The problem of elephant poaching and ivory trafficking, which has become alarming in Central Africa, is one of the threats facing UNOCA. The UN Secretary-General regularly draws the attention of Security Council members on this phenomenon. In the recent reports on the activities of UNOCA and in several interventions, the Secretary-General expressed concerns that this criminal activity has become a source of funding for armed groups, including the Lord's Resistance Army (LRA).

UNOCA's mandate is to work in cooperation with the organizations concerned, in particular the Economic Community of Central African States (ECCAS), to "identify possible measures and develop a regional approach to combat these phenomena of concern". It supports emergency action plans (for North Cameroon, Northeastern Central African Republic and Southern Chad) as well as the Central African anti-poaching strategy developed by ECCAS.

UNOCA also calls for "cross-border cooperation" between the countries in the sub-region in order to find coherent and concerted solutions to this threat, as its economic, ecological and political consequences may affect them.
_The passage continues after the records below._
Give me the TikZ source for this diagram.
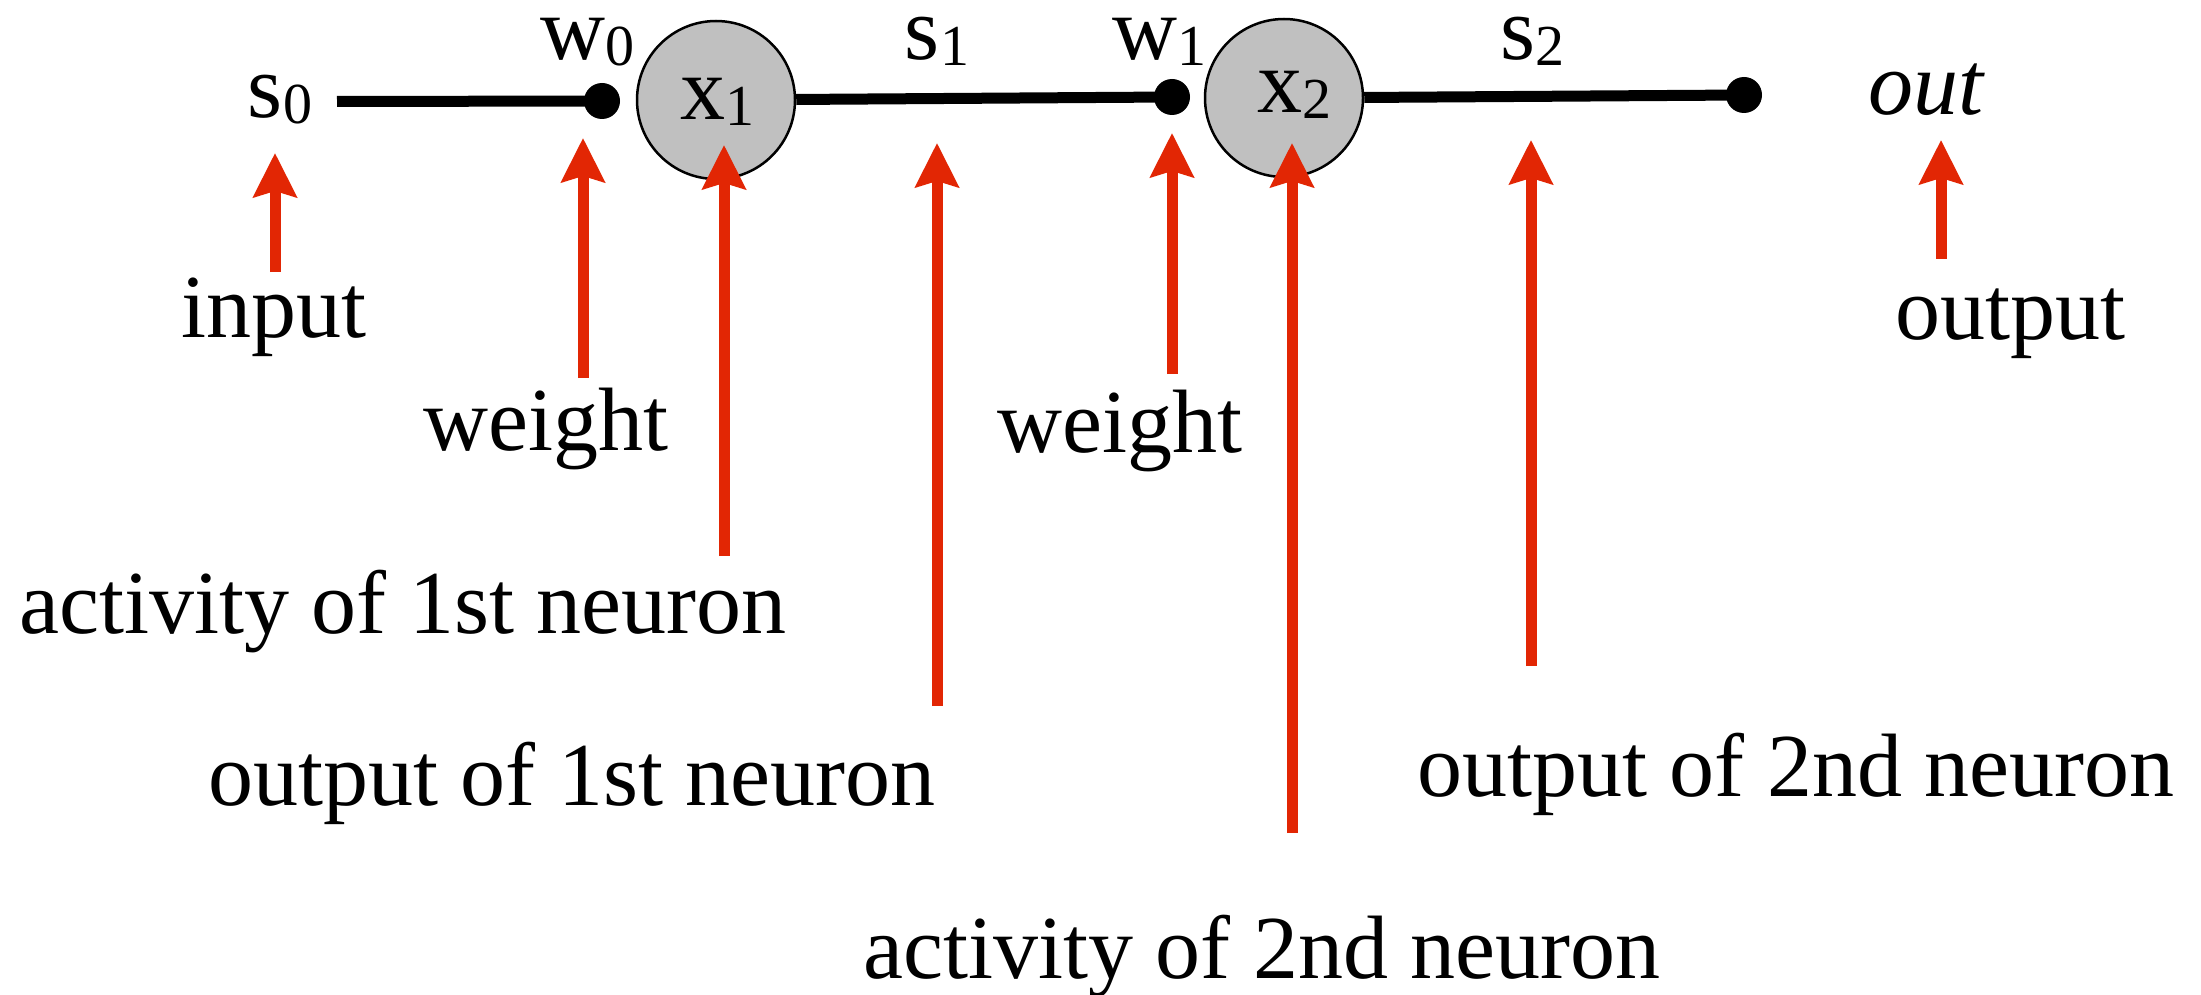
\documentclass[tikz,border=0pt]{standalone}
\usepackage{fontspec}
\setmainfont{Liberation Serif}
\usetikzlibrary{arrows.meta}
\definecolor{arrowred}{RGB}{226,38,4}
\definecolor{neurongray}{RGB}{192,192,192}
\newcommand\lbl[2]{#1\raisebox{-6pt}{\fontsize{58}{58}\selectfont #2}}
\begin{document}
\begin{tikzpicture}[x=1pt,y=-1pt,
  txt/.style={inner sep=0pt, anchor=base, font=\fontsize{90}{100}\selectfont},
  sym/.style={txt, text height=45pt, text depth=12pt},
  wire/.style={line width=11pt, black},
  neuron/.style={circle, draw=black, line width=2.5pt, fill=neurongray, minimum size=158pt, inner sep=0pt},
  blob/.style={circle, fill=black, minimum size=36pt, inner sep=0pt},
  pointer/.style={line width=11pt, arrowred, -{Stealth[length=44pt, width=43pt, inset=6pt]}}]
\useasboundingbox (0,0) rectangle (2201,995);

% top row
\coordinate (ls) at (337,101.5);
\node[blob] (d0) at (602,101) {};
\node[neuron] (n1) at (716,100) {};
\node[blob] (d1) at (1172,97) {};
\node[neuron] (n2) at (1284,98) {};
\node[blob] (d2) at (1744,95) {};
\draw[wire] (ls) -- (d0.center);
\draw[wire] (n1) -- (d1.center);
\draw[wire] (n2) -- (d2.center);

% symbol labels
\node[sym] (s0) at (280,118) {\lbl{s}{0}};
\node[sym] (w0) at (587,60) {\lbl{w}{0}};
\node[sym] (x1) at (717,120) {\lbl{x}{1}};
\node[sym] (s1) at (937,60) {\lbl{s}{1}};
\node[sym] (w1) at (1159,60) {\lbl{w}{1}};
\node[sym] (x2) at (1294,113) {\lbl{x}{2}};
\node[sym] (s2) at (1532,60) {\lbl{s}{2}};
\node[sym] (out) at (1927,115) {\textit{out}};

% explanation labels
\node[txt] (tin) at (274,337) {input};
\node[txt] (tw0) at (546,450) {weight};
\node[txt] (ta1) at (403,633) {activity of 1st neuron};
\node[txt] (to1) at (572,805) {output of 1st neuron};
\node[txt] (tw1) at (1120,452) {weight};
\node[txt] (ta2) at (1262,978) {activity of 2nd neuron};
\node[txt] (to2) at (1796,796) {output of 2nd neuron};
\node[txt] (tout) at (2010,339) {output};

% pointer arrows
\coordinate (p1a) at (275,272);  \coordinate (p1b) at (275,153);
\coordinate (p2a) at (583,378);  \coordinate (p2b) at (583,138);
\coordinate (p3a) at (724,556);  \coordinate (p3b) at (724,145);
\coordinate (p4a) at (937,706);  \coordinate (p4b) at (937,143);
\coordinate (p5a) at (1172,374); \coordinate (p5b) at (1172,133);
\coordinate (p6a) at (1292,833); \coordinate (p6b) at (1292,143);
\coordinate (p7a) at (1531,666); \coordinate (p7b) at (1531,140);
\coordinate (p8a) at (1941,259); \coordinate (p8b) at (1941,140);
\foreach \i in {1,...,8} \draw[pointer] (p\i a) -- (p\i b);
\end{tikzpicture}
\end{document}
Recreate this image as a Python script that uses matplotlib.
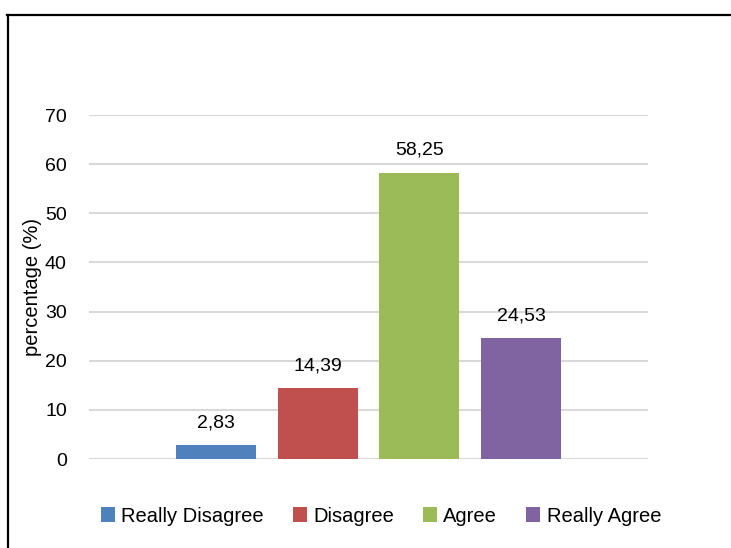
import matplotlib
matplotlib.use("Agg")
import matplotlib.pyplot as plt
from matplotlib.lines import Line2D

categories = ["Really Disagree", "Disagree", "Agree", "Really Agree"]
values = [2.83, 14.39, 58.25, 24.53]
colors = ["#4F81BD", "#C0504D", "#9BBB59", "#8064A2"]
yticks = [0, 10, 20, 30, 40, 50, 60, 70]

plt.rcParams["font.family"] = ["Liberation Sans", "DejaVu Sans"]

fig = plt.figure(figsize=(7.31, 5.48), dpi=100)
ax = fig.add_axes([89 / 731, 1 - 459 / 548, 559 / 731, 344 / 548])

x = list(range(len(categories)))
bars = ax.bar(x, values, width=0.79, color=colors, label=categories, zorder=3)

for xi, v in zip(x, values):
    ax.annotate(f"{v:.2f}".replace(".", ","), (xi, v), xytext=(0, 10),
                textcoords="offset points", ha="center", va="bottom", fontsize=14)

ax.set_xlim(-1.25, 4.25)
ax.set_ylim(0, 70)
ax.set_yticks(yticks)
ax.set_xticks([])
ax.tick_params(axis="y", length=0, pad=16, labelsize=14)
ax.grid(axis="y", color="#D9D9D9", linewidth=1.5, zorder=0)
for s in ax.spines.values():
    s.set_visible(False)

ax.set_ylabel("percentage (%)", fontsize=14.5)
ax.yaxis.set_label_coords(-0.084, 0.5)

fig.legend(handles=bars, labels=categories, loc="center", ncol=4,
           bbox_to_anchor=(381 / 731, 1 - 516 / 548), frameon=False,
           fontsize=14.5, handlelength=0.7, handleheight=0.7,
           handletextpad=0.3, columnspacing=1.45)

# chart frame (cut off on right and bottom)
fig.add_artist(Line2D([7 / 731, 1], [1 - 15 / 548, 1 - 15 / 548], color="black", linewidth=1.6))
fig.add_artist(Line2D([8 / 731, 8 / 731], [0, 1 - 15 / 548], color="black", linewidth=1.6))

fig.savefig("out.png", dpi=100)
This approach is fundamental, among others, for the protection of the trinational complex Dja-Odzala-Minkébé (TRIDOM), which stretches 141,000 kmand is home to about 40,000 elephants and covers Cameroon, Congo and Gabon.

In the report to the Security Council on 28 November 2016, the Secretary-General stresses that, despite regular ivory seizures in Central Africa, little progress has been made in dismantling trafficking networks. Few poachers are caught and prosecuted. Discrepancies between national legislative frameworks and their loopholes, institutional gaps, corruption and the limits of criminal justice systems as well as porous borders, are all factors that are exploited by criminal networks involved in weapon, drug and human trafficking, which contribute to perpetuate insecurity in the region.